What does all the RAM information in overview page mean?

Dear all,

I am completely confused by to displayed information in the overview page.

There are total available, used, buffered, cached. What does these all mean?

Thank you!

https://man7.org/linux/man-pages/man1/free.1.html

Thanks.

In the page you linked, it says
used Used memory (calculated as total - free - buffers - cache)

But I got 97% used, 11% buffered, 76% cached.

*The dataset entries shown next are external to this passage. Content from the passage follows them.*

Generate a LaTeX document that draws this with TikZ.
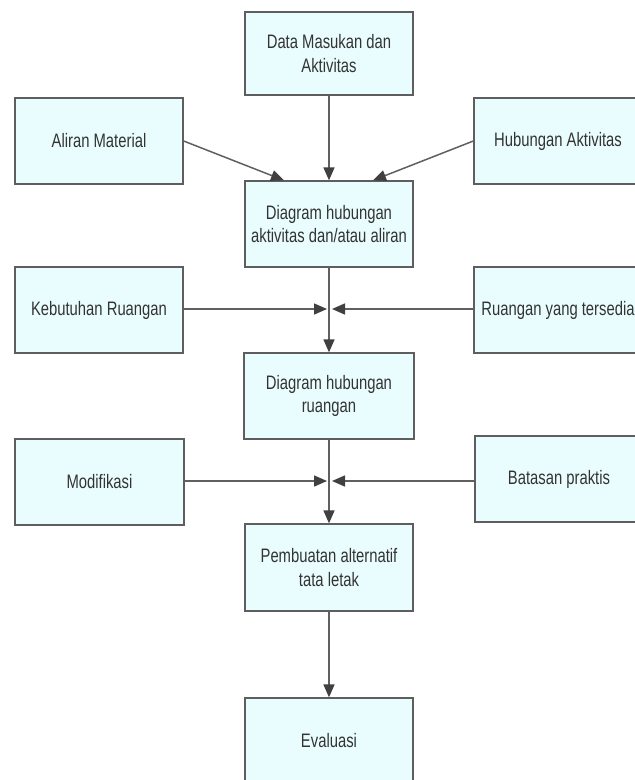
\documentclass[tikz,border=0pt]{standalone}
\usepackage{fontspec}
\setmainfont{Liberation Sans}[FakeStretch=0.76]
\usetikzlibrary{arrows.meta,calc}
\definecolor{boxfill}{HTML}{EAFDFE}
\definecolor{boxline}{HTML}{5E5E5E}
\definecolor{arrline}{HTML}{606060}
\definecolor{arrhead}{HTML}{404040}
\definecolor{txt}{HTML}{333333}
\begin{document}
\begin{tikzpicture}[x=1pt,y=-1pt,
  box/.style={draw=boxline,line width=1.3pt,fill=boxfill,minimum width=168pt,minimum height=86pt,
    align=center,text=txt,font=\fontsize{19.5}{23.5}\selectfont,inner sep=0pt},
  conn/.style={draw=arrline,line width=1.5pt,-{Triangle[length=13pt,width=11pt,color=arrhead]}}]
\useasboundingbox (0,0) rectangle (635,780);
\clip (0,0) rectangle (635,780);
\fill[white] (0,0) rectangle (635,780);
\node[box,minimum height=83pt] (data) at (329,53.5) {Data Masukan dan\\Aktivitas};
\node[box] (aliran) at (99,141) {Aliran Material};
\node[box] (hub) at (558,141) {Hubungan Aktivitas};
\node[box] (diag1) at (329,224) {Diagram hubungan\\aktivitas dan/atau aliran};
\node[box] (keb) at (99,310) {Kebutuhan Ruangan};
\node[box] (ruang) at (558,310) {Ruangan yang tersedia};
\node[box,minimum width=170pt] (diag2) at (329,396) {Diagram hubungan\\ruangan};
\node[box,minimum width=169pt] (modif) at (99.5,482) {Modifikasi};
\node[box] (batas) at (559,479) {Batasan praktis};
\node[box,minimum height=87pt] (pemb) at (329,567.5) {Pembuatan alternatif\\tata letak};
\node[box] (eval) at (329,741) {Evaluasi};
\coordinate (j1) at (329,309);
\coordinate (j2) at (329,481);
\draw[conn] (data) -- (diag1);
\draw[conn] (aliran.east) -- ($(diag1.north)+(-45,0)$);
\draw[conn] (hub.west) -- ($(diag1.north)+(44,0)$);
\draw[conn] (diag1) -- (diag2);
\draw[conn] (keb.east |- j1) -- ($(j1)+(-2,0)$);
\draw[conn] (ruang.west |- j1) -- ($(j1)+(3,0)$);
\draw[conn] (diag2) -- (pemb);
\draw[conn] (modif.east |- j2) -- ($(j2)+(-2,0)$);
\draw[conn] (batas.west |- j2) -- ($(j2)+(3,0)$);
\draw[conn] (pemb) -- (eval);
\end{tikzpicture}
\end{document}
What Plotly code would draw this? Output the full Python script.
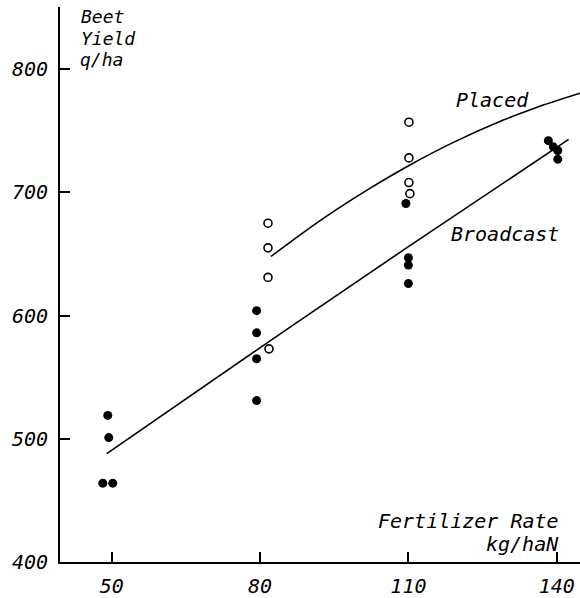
import plotly.graph_objects as go

# Fertilizer rate (kg/ha N) vs beet yield (q/ha)
broadcast_pts_x = [48.2, 50.2, 49.2, 49.4, 79.3, 79.3, 79.3, 79.3, 109.5, 110.0, 110.0, 110.0, 138.3, 139.3, 140.2, 140.2]
broadcast_pts_y = [464, 464, 519, 501, 604, 586, 565, 531, 691, 647, 641, 626, 742, 737, 734, 727]

placed_pts_x = [81.6, 81.6, 81.6, 81.8, 110.1, 110.1, 110.1, 110.3]
placed_pts_y = [675, 655, 631, 573, 757, 728, 708, 699]

broadcast_line_x = [49.0, 79.3, 110.0, 142.4]
broadcast_line_y = [488, 572, 656, 743]

placed_line_x = [82.2, 88.8, 95.5, 102.2, 110.4, 119.1, 129.2, 135.9, 144.7]
placed_line_y = [648, 667.6, 686.2, 703.3, 722.5, 740.6, 758.7, 769, 780.5]

x_ticks = [50, 80, 110, 140]
y_ticks = [400, 500, 600, 700, 800]

FONT = "DejaVu Sans Mono"

fig = go.Figure()
fig.add_trace(go.Scatter(x=broadcast_line_x, y=broadcast_line_y, mode="lines",
                         line=dict(color="black", width=1.6, shape="spline"), hoverinfo="skip"))
fig.add_trace(go.Scatter(x=placed_line_x, y=placed_line_y, mode="lines",
                         line=dict(color="black", width=1.6, shape="spline", smoothing=0.8), hoverinfo="skip"))
fig.add_trace(go.Scatter(x=broadcast_pts_x, y=broadcast_pts_y, mode="markers",
                         marker=dict(symbol="circle", size=9, color="black")))
fig.add_trace(go.Scatter(x=placed_pts_x, y=placed_pts_y, mode="markers",
                         marker=dict(symbol="circle-open", size=8, color="black", line=dict(width=1.6))))

ann_font = dict(family=FONT, size=20, color="black", style="italic")
small_font = dict(family=FONT, size=18, color="black", style="italic")
annotations = [
    dict(text="Beet", x=43.4, y=842.5, xanchor="left", yanchor="middle", font=small_font),
    dict(text="Yield", x=43.4, y=825.3, xanchor="left", yanchor="middle", font=small_font),
    dict(text="q/ha", x=43.2, y=808.2, xanchor="left", yanchor="middle", font=small_font),
    dict(text="Placed", x=127.1, y=775, xanchor="center", yanchor="middle", font=ann_font),
    dict(text="Broadcast", x=129.5, y=666.5, xanchor="center", yanchor="middle", font=ann_font),
    dict(text="Fertilizer Rate", x=140.9, y=433, xanchor="right", yanchor="middle", font=ann_font),
    dict(text="kg/haN", x=140.9, y=415, xanchor="right", yanchor="middle", font=ann_font),
]
for a in annotations:
    a.update(xref="x", yref="y", showarrow=False)

fig.update_layout(
    width=580, height=598,
    margin=dict(l=60, r=0, t=7, b=27),
    paper_bgcolor="white", plot_bgcolor="white",
    showlegend=False,
    font=dict(family=FONT, size=20, color="black", style="italic"),
    annotations=annotations,
)
fig.update_xaxes(range=[39.54, 144.7], tickvals=x_ticks, ticktext=[str(v) for v in x_ticks],
                 showgrid=False, zeroline=False, showline=True, linecolor="black", linewidth=2,
                 ticks="inside", ticklen=10, tickwidth=1.5, tickcolor="black",
                 ticklabelstandoff=5)
fig.update_yaxes(range=[400, 850.5], tickvals=y_ticks, ticktext=[str(v) for v in y_ticks],
                 showgrid=False, zeroline=False, showline=True, linecolor="black", linewidth=2,
                 ticks="inside", ticklen=10, tickwidth=1.5, tickcolor="black",
                 ticklabelstandoff=6)

fig.write_html("out.html")
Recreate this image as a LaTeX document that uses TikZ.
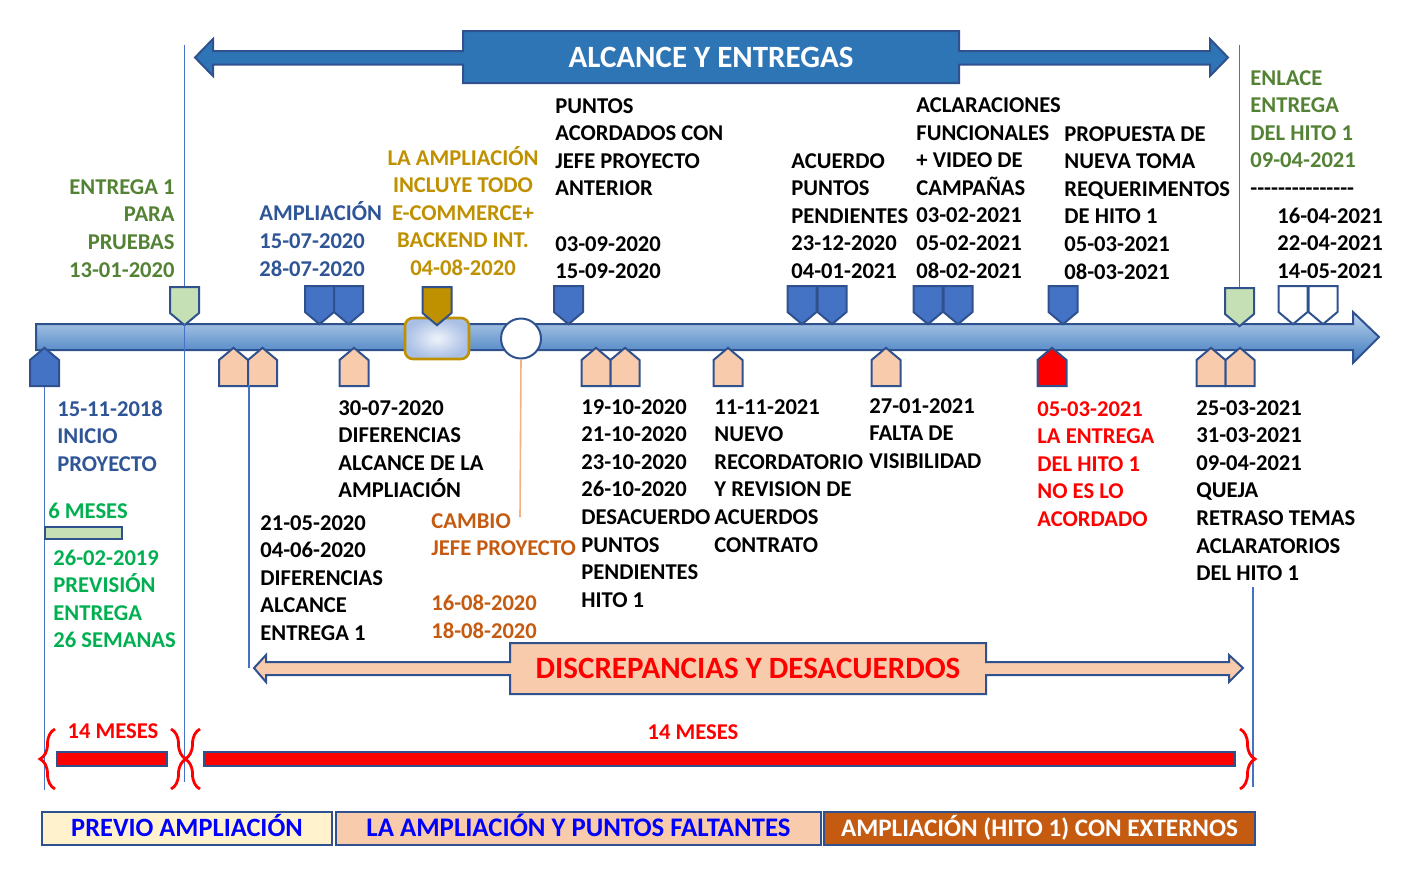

If "total - free - buffer - cache = used" , it just does not add up

Please compare the figures with calling free via ssh, I think "Used" might aggregate the actually used RAM with buffers and cache.

OK will do later today.

I just feel the current luci overview of RAM is completely a mess.

2 Likes
  • total available - Available RAM (MemAvailable) as reported by /proc/meminfo - this is the kernel's estimate of RAM actually available to applications. This figure also includes some buffer and cache memory because such memory would be given to applications under memory pressure (see also longer explanation at https://git.kernel.org/pub/scm/linux/kernel/git/torvalds/linux.git/commit/?id=34e431b0ae398fc54ea69ff85ec700722c9da773)
  • used - This is MemTotal - MemFree basically the total addressable system RAM minus the amount of ram the kernel considers to be untouched
  • buffers - Memory used for disk buffering (might be absent on some devices)
  • cached - Memory used for filesystem caching

These values are not supposed to add up, they rather provide different indications about memory utilization:

  • available - this is usually what you need to look at to see if your applications and services have memory to work with, it includes free and untouched ram as well as ram that would be reclaimed by the kernel and made available to applications even if it is in use right now for disk buffering, inode caching etc.
  • used - gives an indication about how much ram is "touched" right now by the system, regardless of whether it is reclaimable or permanently in use (MemTotal - MemFree)
  • buffers - Outlines the amount of ram used for block device caching, if this number is high you do have a lot of IO activity on slow disks
  • cached - Outlines the amount of ram used for filesystem caching. If this number is high you do have a lot of random access IO activity and high application memory usage might steal away this cache memory, impacting average filesystem access performance
8 Likes

Thank you so much for this write-up!

Your elaborated explanation benefits a lot of people like me, who is having trouble figuring out the exact meaning of it.

In my case, I have transmission running in the background uploading torrents, which explains the high "cached" count. I guess if any other application claims those RAM, it will impact the filesystem performance like you mentioned.